Exercise objective —
Return the records in full, exactly as given.

━━━ Source records ━━━

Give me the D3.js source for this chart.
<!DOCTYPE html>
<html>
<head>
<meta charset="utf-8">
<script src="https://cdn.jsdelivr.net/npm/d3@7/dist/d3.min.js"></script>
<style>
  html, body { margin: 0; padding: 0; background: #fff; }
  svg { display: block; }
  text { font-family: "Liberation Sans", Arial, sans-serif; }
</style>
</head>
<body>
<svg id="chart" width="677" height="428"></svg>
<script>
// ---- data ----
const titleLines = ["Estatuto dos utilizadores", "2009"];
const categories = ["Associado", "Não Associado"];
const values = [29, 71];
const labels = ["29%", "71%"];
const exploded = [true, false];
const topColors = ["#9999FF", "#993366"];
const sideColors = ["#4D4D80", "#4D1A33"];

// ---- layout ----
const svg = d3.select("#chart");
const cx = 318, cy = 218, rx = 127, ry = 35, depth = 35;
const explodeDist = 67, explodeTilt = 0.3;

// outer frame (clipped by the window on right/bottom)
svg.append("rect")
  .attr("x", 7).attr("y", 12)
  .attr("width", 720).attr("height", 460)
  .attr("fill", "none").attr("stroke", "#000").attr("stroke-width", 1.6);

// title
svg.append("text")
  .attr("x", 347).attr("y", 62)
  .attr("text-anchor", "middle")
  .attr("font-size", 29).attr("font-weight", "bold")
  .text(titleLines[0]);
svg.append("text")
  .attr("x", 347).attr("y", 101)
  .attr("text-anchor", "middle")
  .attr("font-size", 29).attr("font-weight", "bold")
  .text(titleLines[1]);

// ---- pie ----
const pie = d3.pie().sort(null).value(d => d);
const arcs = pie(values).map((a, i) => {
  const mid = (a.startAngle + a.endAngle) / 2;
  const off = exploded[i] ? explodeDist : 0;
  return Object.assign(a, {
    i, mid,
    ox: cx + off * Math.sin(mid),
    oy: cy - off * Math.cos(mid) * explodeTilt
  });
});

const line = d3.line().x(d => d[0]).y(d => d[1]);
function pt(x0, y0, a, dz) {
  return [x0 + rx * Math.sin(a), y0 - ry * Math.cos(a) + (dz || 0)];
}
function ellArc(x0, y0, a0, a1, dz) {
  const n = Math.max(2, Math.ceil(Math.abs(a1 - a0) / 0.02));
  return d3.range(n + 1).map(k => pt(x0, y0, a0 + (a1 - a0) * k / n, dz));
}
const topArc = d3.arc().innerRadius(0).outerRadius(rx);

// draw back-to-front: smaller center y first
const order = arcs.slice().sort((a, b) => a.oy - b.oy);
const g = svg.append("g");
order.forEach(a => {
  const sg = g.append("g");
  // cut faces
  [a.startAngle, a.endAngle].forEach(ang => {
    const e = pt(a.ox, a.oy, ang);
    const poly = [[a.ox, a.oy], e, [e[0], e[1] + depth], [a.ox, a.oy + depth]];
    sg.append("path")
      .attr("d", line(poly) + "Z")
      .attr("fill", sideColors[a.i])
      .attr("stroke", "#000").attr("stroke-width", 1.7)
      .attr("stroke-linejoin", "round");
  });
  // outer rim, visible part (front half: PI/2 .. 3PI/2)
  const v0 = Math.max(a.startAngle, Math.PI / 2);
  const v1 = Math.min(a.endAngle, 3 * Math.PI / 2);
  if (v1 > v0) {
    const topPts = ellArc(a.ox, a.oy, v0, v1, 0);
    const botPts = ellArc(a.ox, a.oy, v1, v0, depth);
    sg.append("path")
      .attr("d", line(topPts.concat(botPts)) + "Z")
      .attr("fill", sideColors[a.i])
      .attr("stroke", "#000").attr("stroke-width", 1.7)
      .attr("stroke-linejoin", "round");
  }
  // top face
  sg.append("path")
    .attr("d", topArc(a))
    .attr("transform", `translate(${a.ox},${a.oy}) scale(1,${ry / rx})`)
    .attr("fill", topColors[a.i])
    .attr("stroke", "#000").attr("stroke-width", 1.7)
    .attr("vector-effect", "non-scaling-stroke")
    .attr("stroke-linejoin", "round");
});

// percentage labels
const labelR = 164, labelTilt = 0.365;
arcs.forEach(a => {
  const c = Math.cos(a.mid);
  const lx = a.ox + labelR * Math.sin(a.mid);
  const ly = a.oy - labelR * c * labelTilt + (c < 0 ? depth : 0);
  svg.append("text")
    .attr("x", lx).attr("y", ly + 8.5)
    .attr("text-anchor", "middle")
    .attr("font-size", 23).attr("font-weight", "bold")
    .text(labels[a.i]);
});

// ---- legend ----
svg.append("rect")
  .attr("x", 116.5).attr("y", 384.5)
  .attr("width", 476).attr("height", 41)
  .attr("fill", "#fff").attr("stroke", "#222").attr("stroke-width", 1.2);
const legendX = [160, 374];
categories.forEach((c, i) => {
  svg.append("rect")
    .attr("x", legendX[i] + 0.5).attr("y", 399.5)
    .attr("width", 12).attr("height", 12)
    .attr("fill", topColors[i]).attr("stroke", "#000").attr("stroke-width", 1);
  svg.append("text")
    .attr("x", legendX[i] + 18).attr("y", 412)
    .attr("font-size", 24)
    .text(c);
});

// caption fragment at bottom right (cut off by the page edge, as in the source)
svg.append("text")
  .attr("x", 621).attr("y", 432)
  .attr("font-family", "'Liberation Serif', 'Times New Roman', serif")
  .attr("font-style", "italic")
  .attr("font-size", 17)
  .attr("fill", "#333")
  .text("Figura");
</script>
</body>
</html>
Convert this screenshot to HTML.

━━━

Exercise result —
Give me the D3.js source for this chart.
<!DOCTYPE html>
<html>
<head>
<meta charset="utf-8">
<script src="https://cdn.jsdelivr.net/npm/d3@7/dist/d3.min.js"></script>
<style>
  html, body { margin: 0; padding: 0; background: #fff; }
  svg { display: block; }
  text { font-family: "Liberation Sans", Arial, sans-serif; }
</style>
</head>
<body>
<svg id="chart" width="677" height="428"></svg>
<script>
// ---- data ----
const titleLines = ["Estatuto dos utilizadores", "2009"];
const categories = ["Associado", "Não Associado"];
const values = [29, 71];
const labels = ["29%", "71%"];
const exploded = [true, false];
const topColors = ["#9999FF", "#993366"];
const sideColors = ["#4D4D80", "#4D1A33"];

// ---- layout ----
const svg = d3.select("#chart");
const cx = 318, cy = 218, rx = 127, ry = 35, depth = 35;
const explodeDist = 67, explodeTilt = 0.3;

// outer frame (clipped by the window on right/bottom)
svg.append("rect")
  .attr("x", 7).attr("y", 12)
  .attr("width", 720).attr("height", 460)
  .attr("fill", "none").attr("stroke", "#000").attr("stroke-width", 1.6);

// title
svg.append("text")
  .attr("x", 347).attr("y", 62)
  .attr("text-anchor", "middle")
  .attr("font-size", 29).attr("font-weight", "bold")
  .text(titleLines[0]);
svg.append("text")
  .attr("x", 347).attr("y", 101)
  .attr("text-anchor", "middle")
  .attr("font-size", 29).attr("font-weight", "bold")
  .text(titleLines[1]);

// ---- pie ----
const pie = d3.pie().sort(null).value(d => d);
const arcs = pie(values).map((a, i) => {
  const mid = (a.startAngle + a.endAngle) / 2;
  const off = exploded[i] ? explodeDist : 0;
  return Object.assign(a, {
    i, mid,
    ox: cx + off * Math.sin(mid),
    oy: cy - off * Math.cos(mid) * explodeTilt
  });
});

const line = d3.line().x(d => d[0]).y(d => d[1]);
function pt(x0, y0, a, dz) {
  return [x0 + rx * Math.sin(a), y0 - ry * Math.cos(a) + (dz || 0)];
}
function ellArc(x0, y0, a0, a1, dz) {
  const n = Math.max(2, Math.ceil(Math.abs(a1 - a0) / 0.02));
  return d3.range(n + 1).map(k => pt(x0, y0, a0 + (a1 - a0) * k / n, dz));
}
const topArc = d3.arc().innerRadius(0).outerRadius(rx);

// draw back-to-front: smaller center y first
const order = arcs.slice().sort((a, b) => a.oy - b.oy);
const g = svg.append("g");
order.forEach(a => {
  const sg = g.append("g");
  // cut faces
  [a.startAngle, a.endAngle].forEach(ang => {
    const e = pt(a.ox, a.oy, ang);
    const poly = [[a.ox, a.oy], e, [e[0], e[1] + depth], [a.ox, a.oy + depth]];
    sg.append("path")
      .attr("d", line(poly) + "Z")
      .attr("fill", sideColors[a.i])
      .attr("stroke", "#000").attr("stroke-width", 1.7)
      .attr("stroke-linejoin", "round");
  });
  // outer rim, visible part (front half: PI/2 .. 3PI/2)
  const v0 = Math.max(a.startAngle, Math.PI / 2);
  const v1 = Math.min(a.endAngle, 3 * Math.PI / 2);
  if (v1 > v0) {
    const topPts = ellArc(a.ox, a.oy, v0, v1, 0);
    const botPts = ellArc(a.ox, a.oy, v1, v0, depth);
    sg.append("path")
      .attr("d", line(topPts.concat(botPts)) + "Z")
      .attr("fill", sideColors[a.i])
      .attr("stroke", "#000").attr("stroke-width", 1.7)
      .attr("stroke-linejoin", "round");
  }
  // top face
  sg.append("path")
    .attr("d", topArc(a))
    .attr("transform", `translate(${a.ox},${a.oy}) scale(1,${ry / rx})`)
    .attr("fill", topColors[a.i])
    .attr("stroke", "#000").attr("stroke-width", 1.7)
    .attr("vector-effect", "non-scaling-stroke")
    .attr("stroke-linejoin", "round");
});

// percentage labels
const labelR = 164, labelTilt = 0.365;
arcs.forEach(a => {
  const c = Math.cos(a.mid);
  const lx = a.ox + labelR * Math.sin(a.mid);
  const ly = a.oy - labelR * c * labelTilt + (c < 0 ? depth : 0);
  svg.append("text")
    .attr("x", lx).attr("y", ly + 8.5)
    .attr("text-anchor", "middle")
    .attr("font-size", 23).attr("font-weight", "bold")
    .text(labels[a.i]);
});

// ---- legend ----
svg.append("rect")
  .attr("x", 116.5).attr("y", 384.5)
  .attr("width", 476).attr("height", 41)
  .attr("fill", "#fff").attr("stroke", "#222").attr("stroke-width", 1.2);
const legendX = [160, 374];
categories.forEach((c, i) => {
  svg.append("rect")
    .attr("x", legendX[i] + 0.5).attr("y", 399.5)
    .attr("width", 12).attr("height", 12)
    .attr("fill", topColors[i]).attr("stroke", "#000").attr("stroke-width", 1);
  svg.append("text")
    .attr("x", legendX[i] + 18).attr("y", 412)
    .attr("font-size", 24)
    .text(c);
});

// caption fragment at bottom right (cut off by the page edge, as in the source)
svg.append("text")
  .attr("x", 621).attr("y", 432)
  .attr("font-family", "'Liberation Serif', 'Times New Roman', serif")
  .attr("font-style", "italic")
  .attr("font-size", 17)
  .attr("fill", "#333")
  .text("Figura");
</script>
</body>
</html>
Convert this screenshot to HTML.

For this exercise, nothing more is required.